When challenged to get inventive during continuous learning, is it any surprise that an OES art teacher found multiple creative ways to keep students engaged while at home?
Middle and Upper School Visual, Performing & Musical Arts Teacher Jem Pritchard said his student are hitting their stride, as he's guided them through the creative process at home, helping them to produce stunning works of art.
“At its best, art, or the act of creating, provides a precious avenue of self-expression to process ideas and feelings that are sometimes difficult to process through language,” Pritchard said. “This is particularly true for middle school students who are just beginning to wake up to the complexity and sometimes overwhelming nature of our modern society.”
Sixth-graders recently explored the rich world of mask-making by building with cardboard and "found" objects. Seventh-graders have been honing their artistic skills with an observational painting project, practicing traditional techniques by creating simple still life artwork.
“I have made an effort to get students off of their computers by making art with their hands as much as possible,” Pritchard said. “This has come at the expense of face-to-face interaction time, but we have found ways to stay connected by working online together in small groups and hanging out during our Monday art lunch.”
Eighth-graders recently finished a protest art unit where they explored the rich history of art that is designed to provoke a change. Pritchard asked them to think about sending a message of change out into the world and asked them to make a piece of art that represents that change.
“Eighth-graders have a much more open and student-driven curriculum,” Pritchard said. “I encourage them to explore and emphasize their unique creative process, emphasizing the journey more than the destination.”
A major highlight for Pritchard has been seeing the amazing art that students are creating with the longer blocks and self-paced time.
“While distance learning has its challenges for many students, it’s been inspiring to watch how many students have taken advantage of the abundant homebound days to explore creative impulses in a way that I don’t usually see in the classroom,” Pritchard said. “For many students, the self-paced structure really creates an opportunity to dive deep into the creative process and to discover things that might have been overlooked in the typical bustling school day.”

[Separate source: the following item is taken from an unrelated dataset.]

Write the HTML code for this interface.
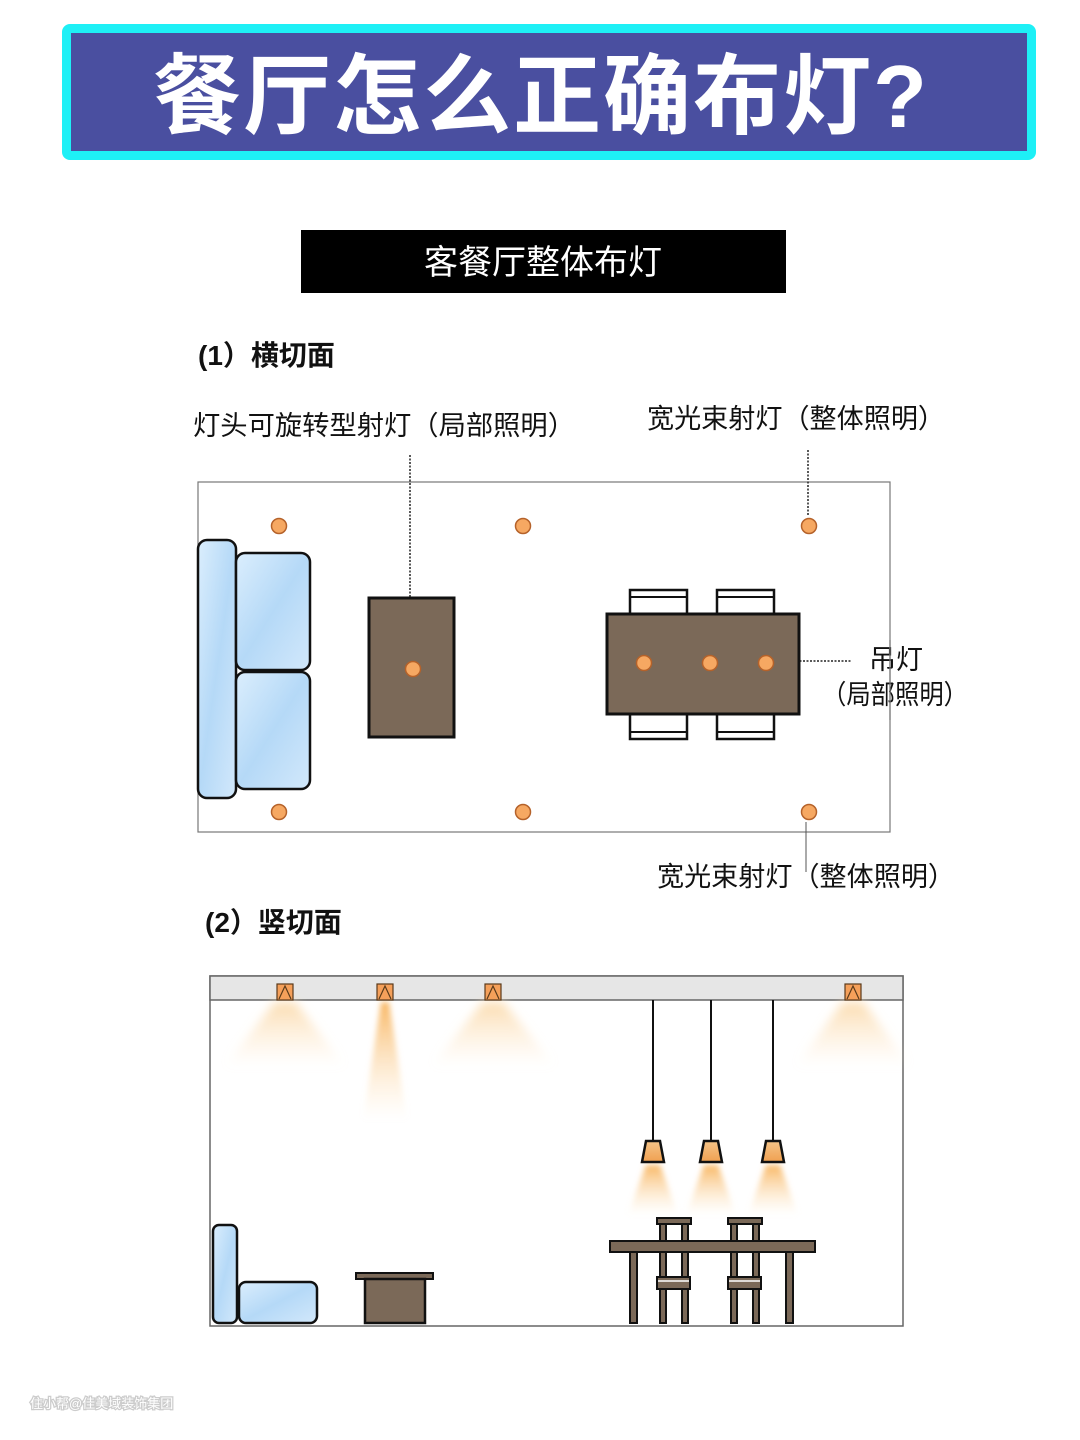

All Middle School students are curating their work in an online studio journal, not only showcasing their finished pieces but also their artistic journeys with in-process photos and commentary.
“Art can be an empowering antidote to the understandable feeling of helplessness that can easily accompany a crisis, especially when you are being asked to stay at home indefinitely,” Pritchard said. “But this extended home time can also lend itself to creative discoveries because it's much easier to immerse yourself in creative work.”